Detailed Narrative
Q4 FY26 Performance and Turnaround
Mold-Tek Technologies reported a significant turnaround in Q4 FY26, achieving a profit of ₹2.28 crores compared to a loss of ₹1.6 crores in Q4 FY25. This was accomplished despite a substantial mark-to-market (MTM) loss of ₹4 crores due to rupee depreciation. While the full year PAT for FY26 stood at ₹10.09 crores, a 17% drop from ₹12.16 crores in FY25, the Q4 results indicate an improving trend, with EBITDA rising from a negative ₹0.42 crores in Q4 FY25 to ₹3.79 crores in Q4 FY26.
Strategic Restructuring of MES Division
The company undertook a major restructuring of its Mechanical Engineering Services (MES) division, specifically the BIW auto sector. This segment had been bleeding the company for 1.5-2 years, resulting in an annual loss of approximately ₹7 crores. By the end of March 2026, the team was downsized from 160 to 60 people, a move expected to add ₹7-8 crores back to profitability from FY27. Conversely, the MES poles and towers and electrical substation work in the United States is rapidly expanding, with the team growing from 45-50 to 80 people.
Growth in Civil Work and CES Orders
The civil work on hand has shown substantial improvement, increasing from $4 million at the beginning of the last year to $5 million by the end of Q4 FY26. This growth reflects enhanced execution and a higher quantum of work in the Civil Structural Division. Additionally, CES (Civil Engineering Services) orders on hand have seen a significant jump of 60-70%, growing from $2.84 million in June 2024 to $5 million currently, contributing positively to the overall order book.
Beryl Acquisition and Integration Progress
The acquisition of Beryl in November 2025 has added residential building design, inspection, and expert services to Mold-Tek's portfolio. Beryl contributed ₹23 crores in turnover over its first five months (November 2025 to March 2026), though it incurred a loss of ₹0.7 crores in Q4 FY26 due to the typical low workload during winter. Management reported zero attrition from Beryl's 40-member team since the acquisition, and integration efforts include training Indian teams to support Beryl's design capabilities, with 30% of the acquisition monies held in lock-in for a three-year retention period.
Evolution from Detailing to High-Value Design Services
Mold-Tek has strategically evolved its service offerings from low-end Pre-Engineering Metal Buildings (PEMB) to structural steel detailing, which now accounts for 90% of civil services revenue. The company is actively expanding into higher-value structural design services, which currently represent 8-10% of civil revenues. The goal is to increase design services to 30-40% of total revenues within the next 3-4 years, pursuing both organic growth and potential acquisitions in this segment.

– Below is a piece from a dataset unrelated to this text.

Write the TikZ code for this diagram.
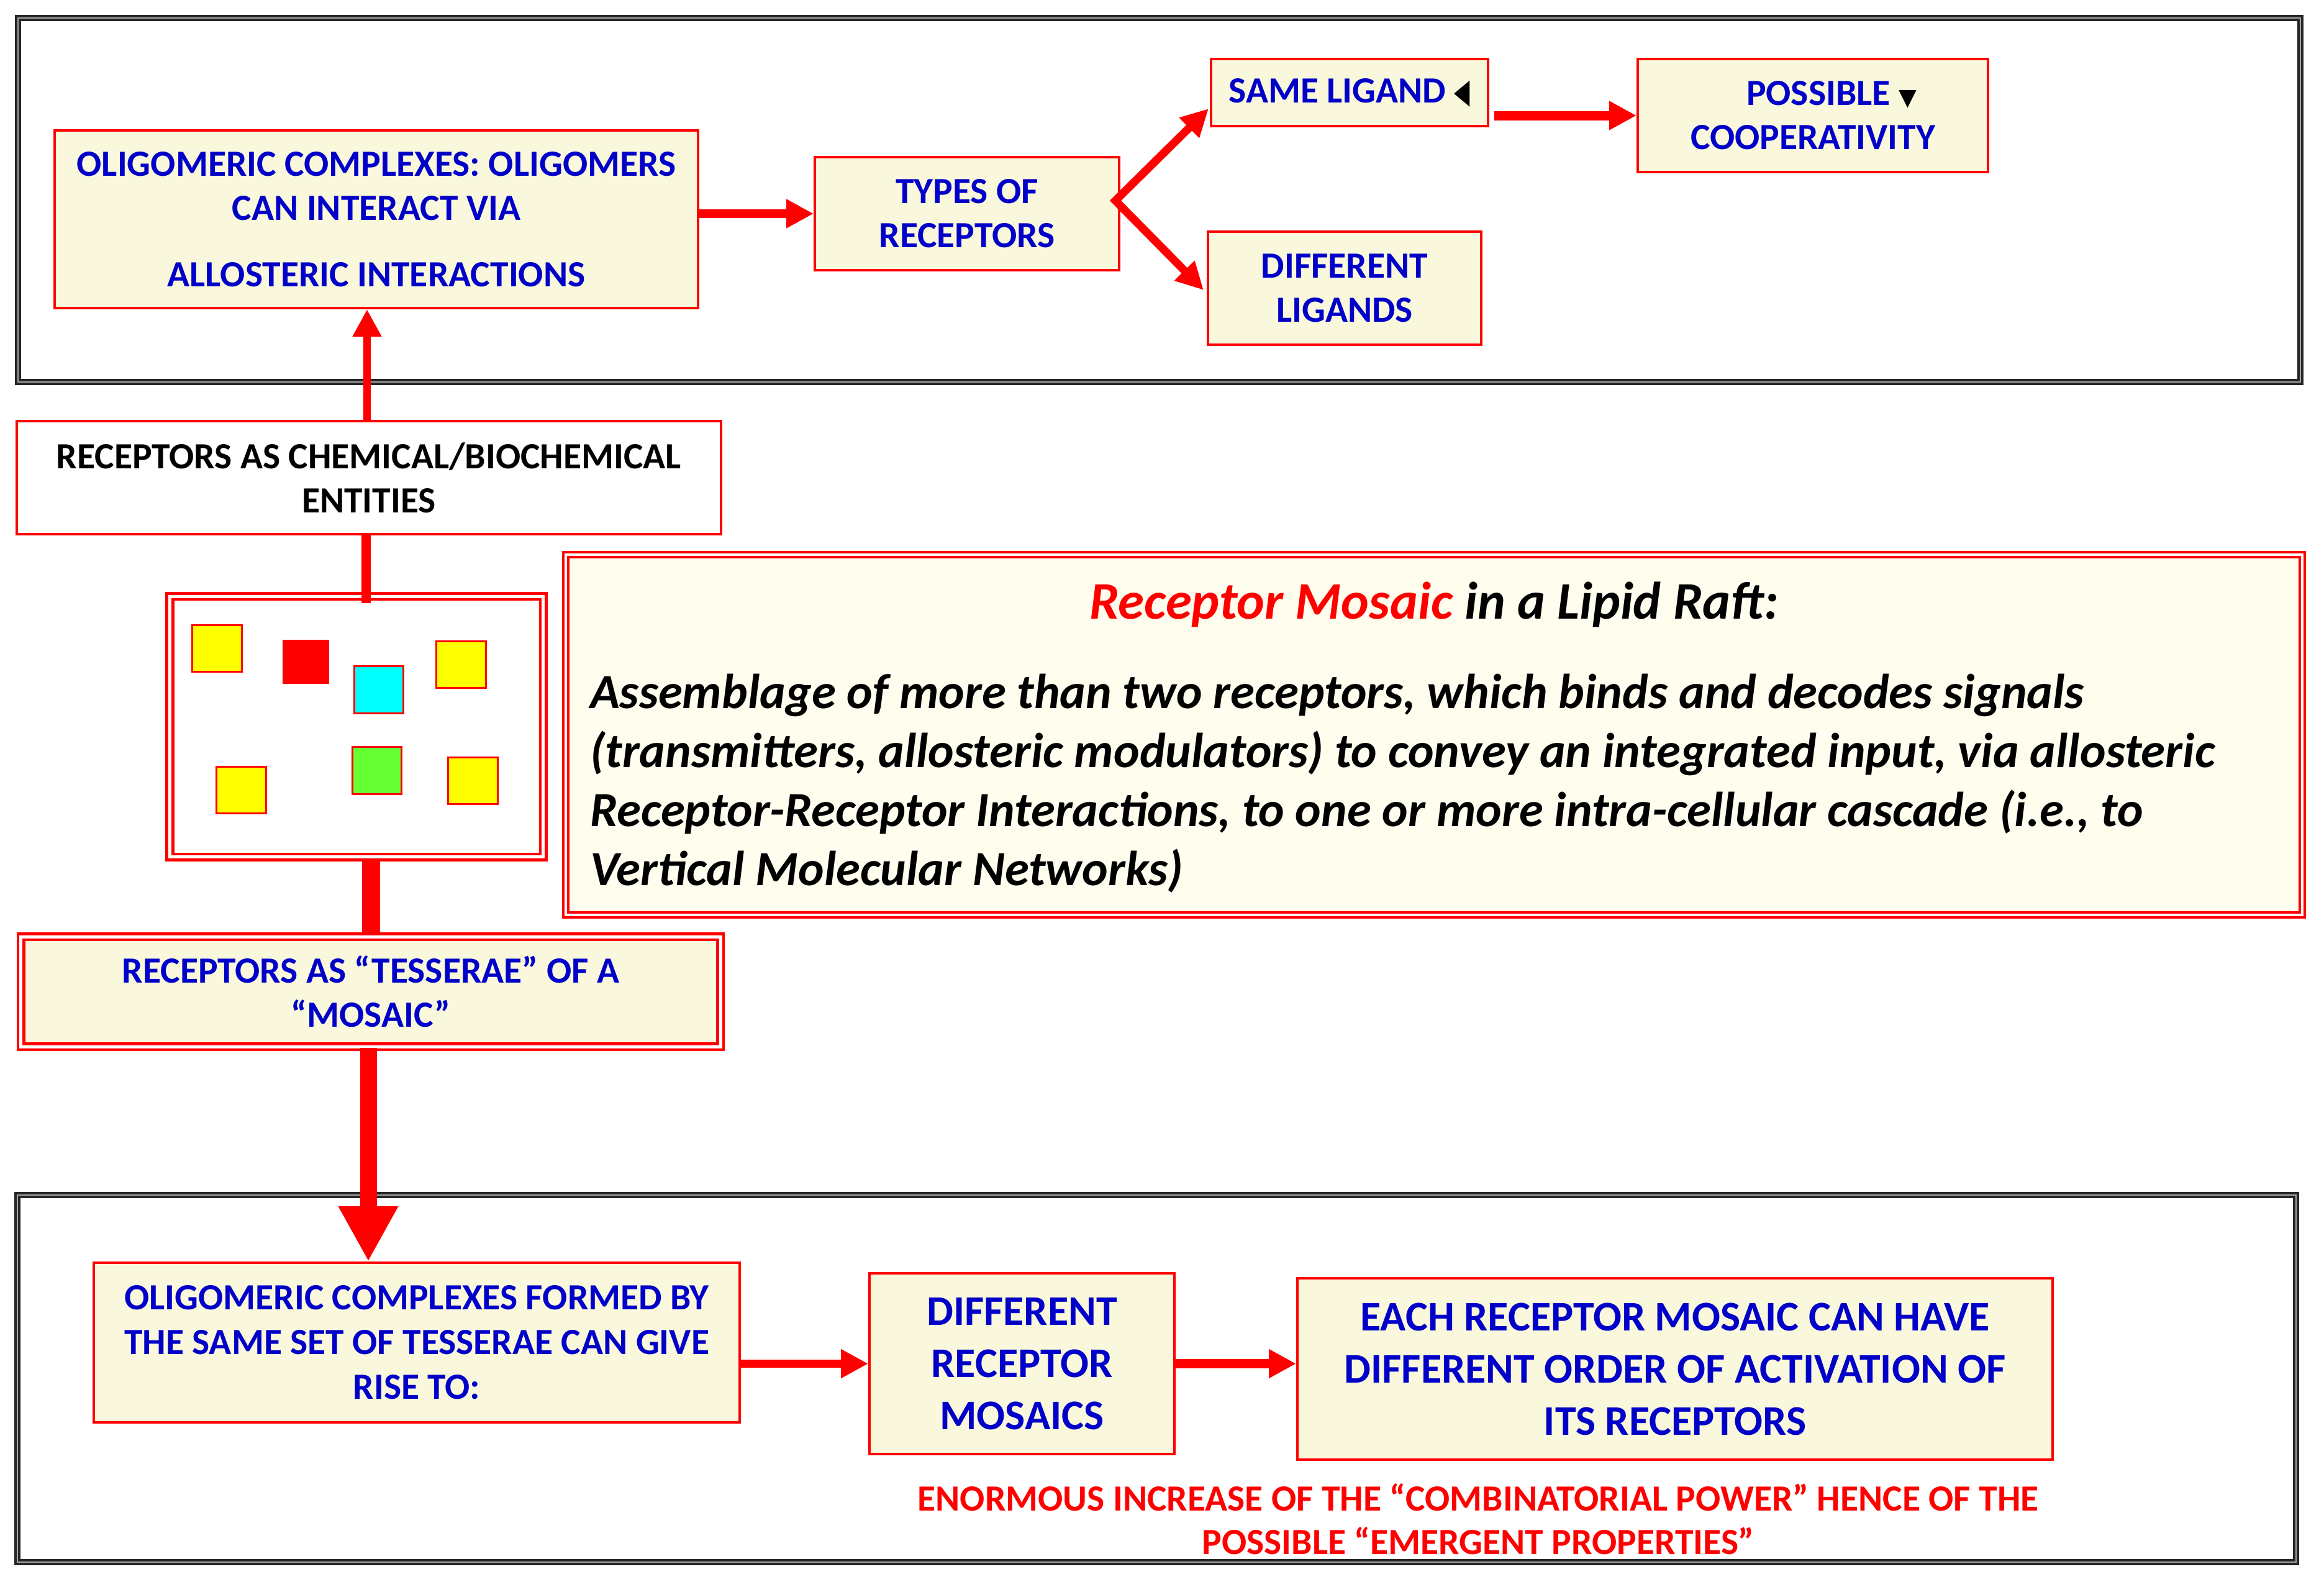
\documentclass[tikz,border=0pt]{standalone}
\usepackage{fontspec}
\setmainfont{Carlito}
\newfontfamily\symfont{DejaVu Sans}
\usetikzlibrary{arrows.meta,calc}
\definecolor{cream}{RGB}{250,248,220}
\definecolor{creamlt}{RGB}{254,253,238}
\definecolor{tblue}{RGB}{0,0,200}
\definecolor{rred}{RGB}{255,0,0}
\definecolor{tyellow}{RGB}{255,255,0}
\definecolor{tcyan}{RGB}{0,255,255}
\definecolor{tgreen}{RGB}{102,255,51}
\tikzset{
  rbox/.style={draw=rred, line width=0.8pt, fill=cream, text=tblue, align=center, inner sep=0pt},
  dbox/.style={draw=rred, line width=0.9pt, double=white, double distance=1pt, align=center, inner sep=0pt},
  outframe/.style={draw=black!85, line width=0.7pt, double=black!35, double distance=0.5pt},
  fsmall/.style={font=\fontsize{11.9}{14.2}\selectfont\bfseries},
  fmid/.style={font=\fontsize{11.9}{14.4}\selectfont\bfseries},
  fbig/.style={font=\fontsize{13.6}{16.8}\selectfont\bfseries},
  arr/.style={draw=rred, line width=2.8pt, -{Triangle[length=8.8pt,width=8.8pt]}},
  bigarr/.style={draw=rred, line width=5.4pt, -{Triangle[length=17.8pt,width=18pt]}},
  tessera/.style={draw=rred, line width=0.6pt}
}
\begin{document}
\begin{tikzpicture}[x=0.2pt,y=-0.2pt]
\useasboundingbox (0,0) rectangle (3742,2546);
% frames
\draw[outframe] (29,29) rectangle (3704,615);
\draw[outframe] (28,1924) rectangle (3697,2515);

% top section
\node[rbox, fsmall, minimum width=207.2pt, minimum height=57.2pt] (olig) at (606,353)
  {OLIGOMERIC COMPLEXES: OLIGOMERS\\ CAN INTERACT VIA\\[7.2pt] ALLOSTERIC INTERACTIONS};
\node[rbox, fsmall, minimum width=98pt, minimum height=36.4pt] (types) at (1557,344)
  {TYPES OF\\ RECEPTORS};
\node[rbox, fsmall, minimum width=89.2pt, minimum height=21.6pt] (same) at (2173,149)
  {SAME LIGAND {\color{black}\symfont\fontsize{11}{11}\selectfont\scalebox{0.6}[1]{◀}}};
\node[rbox, fsmall, minimum width=112.8pt, minimum height=36.4pt] (poss) at (2919,186)
  {\hspace*{12pt}POSSIBLE {\color{black}\symfont\fontsize{7.5}{7.5}\selectfont ▼}\\ COOPERATIVITY};
\node[rbox, fsmall, minimum width=88pt, minimum height=36.4pt] (diff) at (2165,464)
  {DIFFERENT\\ LIGANDS};

% middle section
\node[rbox, fsmall, fill=white, text=black, minimum width=226.8pt, minimum height=36.4pt] (chem) at (594,769)
  {RECEPTORS AS CHEMICAL/BIOCHEMICAL\\ ENTITIES};
\node[dbox, fill=white, minimum width=120.2pt, minimum height=83.9pt] (sq) at (574,1170)
  {};
\node[dbox, fill=cream, text=tblue, fsmall, minimum width=225.2pt, minimum height=35.4pt] (tess) at (597,1596.5)
  {RECEPTORS AS “TESSERAE” OF A\\ “MOSAIC”};
\node[draw=rred, line width=0.8pt, double=white, double distance=0.9pt, fill=creamlt,
      minimum width=559.2pt, minimum height=116pt, inner sep=0pt] (mosaic) at (2309,1183) {};
\node[anchor=base, inner sep=0pt, font=\fontsize{17}{20}\selectfont\bfseries\itshape] (mtitle) at (2309,996)
  {{\color{rred}Receptor Mosaic} in a Lipid Raft:};
\node[anchor=base west, inner sep=0pt, align=left, font=\fontsize{15.8}{19}\selectfont\bfseries\itshape] (mbody) at (949,1425)
  {Assemblage of more than two receptors, which binds and decodes signals\\
   (transmitters, allosteric modulators) to convey an integrated input, via allosteric\\
   Receptor-Receptor Interactions, to one or more intra-cellular cascade (i.e., to\\
   Vertical Molecular Networks)};

% tesserae squares
\draw[tessera, fill=tyellow] (309,1006) rectangle (389,1081);
\draw[draw=rred, fill=rred] (456,1031) rectangle (529,1100);
\draw[tessera, fill=tcyan] (570,1072) rectangle (649,1148);
\draw[tessera, fill=tyellow] (702,1032) rectangle (782,1107);
\draw[tessera, fill=tyellow] (348,1234) rectangle (428,1309);
\draw[tessera, fill=tgreen] (567,1202) rectangle (646,1278);
\draw[tessera, fill=tyellow] (721,1219) rectangle (801,1294);

% bottom section
\node[rbox, fmid, minimum width=208pt, minimum height=51.4pt] (bolig) at (671,2161.5)
  {OLIGOMERIC COMPLEXES FORMED BY\\ THE SAME SET OF TESSERAE CAN GIVE\\ RISE TO:};
\node[rbox, fbig, minimum width=98.2pt, minimum height=58.2pt] (diffmos) at (1645.5,2195.5)
  {DIFFERENT\\ RECEPTOR\\ MOSAICS};
\node[rbox, fbig, minimum width=243.2pt, minimum height=58.4pt] (each) at (2697,2204)
  {EACH RECEPTOR MOSAIC CAN HAVE\\ DIFFERENT ORDER OF ACTIVATION OF\\ ITS RECEPTORS};
\node[anchor=base, inner sep=0pt, align=center, text=rred, font=\fontsize{11.9}{14}\selectfont\bfseries] (note) at (2380,2502)
  {ENORMOUS INCREASE OF THE “COMBINATORIAL POWER” HENCE OF THE\\ POSSIBLE “EMERGENT PROPERTIES”};

% connectors
\draw[arr] (olig.east |- types.west) -- (types.west);
\coordinate (br) at ($(types.east)+(-8,-21)$);
\draw[draw=rred, line width=2.6pt, line join=miter,
      {Triangle[length=8.8pt,width=8.6pt]}-{Triangle[length=8.8pt,width=8.6pt]}]
  ($(same.south west)+(-2,-30)$) -- (br) -- ($(diff.west)+(-5,3)$);
\draw[arr, line width=3pt] ($(same.east |- poss.west)+(8,0)$) -- (poss.west);
\draw[arr, line width=2.4pt] ([xshift=-0.6pt]chem.north) -- ([xshift=-0.6pt]chem.north |- olig.south);
\draw[rred, line width=3pt] ([xshift=-1pt]chem.south) -- ($([xshift=-1pt]chem.south |- sq.north)+(0,13)$);
\draw[rred, line width=5.8pt] (sq.south -| tess.north) -- (tess.north);
\draw[bigarr] ([xshift=-0.8pt]tess.south) -- ([xshift=-0.8pt]tess.south |- bolig.north);
\draw[arr, line width=2.6pt] (bolig.east |- diffmos.west) -- (diffmos.west);
\draw[arr, line width=3pt] (diffmos.east) -- (diffmos.east -| each.west);
\end{tikzpicture}
\end{document}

Financial Outlook and Margin Targets for FY27
Management projects a top line of ₹250 crores for FY27, building on the Q4 FY26 run rate of ₹59 crores. The EBITDA margin is targeted to improve from the current 11% to at least 15%. Standalone engineering services are expected to grow by 15-20% with an EBITDA margin of 15-16% in FY27. Furthermore, a 20% improvement in productivity is targeted for FY27, which is anticipated to significantly boost the company's bottom line.
Hedging Policy Revision and Nashik Office Savings
Following a ₹4 crore MTM loss in Q4 FY26 due to rupee depreciation, Mold-Tek has revised its hedging policy to limit forward contracts to 25-50% of turnover, down from 100%. Starting this financial year, operational EBITDA will be reported separately from MTM gains/losses for greater transparency. Additionally, the company is developing a new office in Nashik, expected to be operational by the end of FY27, which is projected to generate annual cost savings of ₹2-2.5 crores from FY27-28.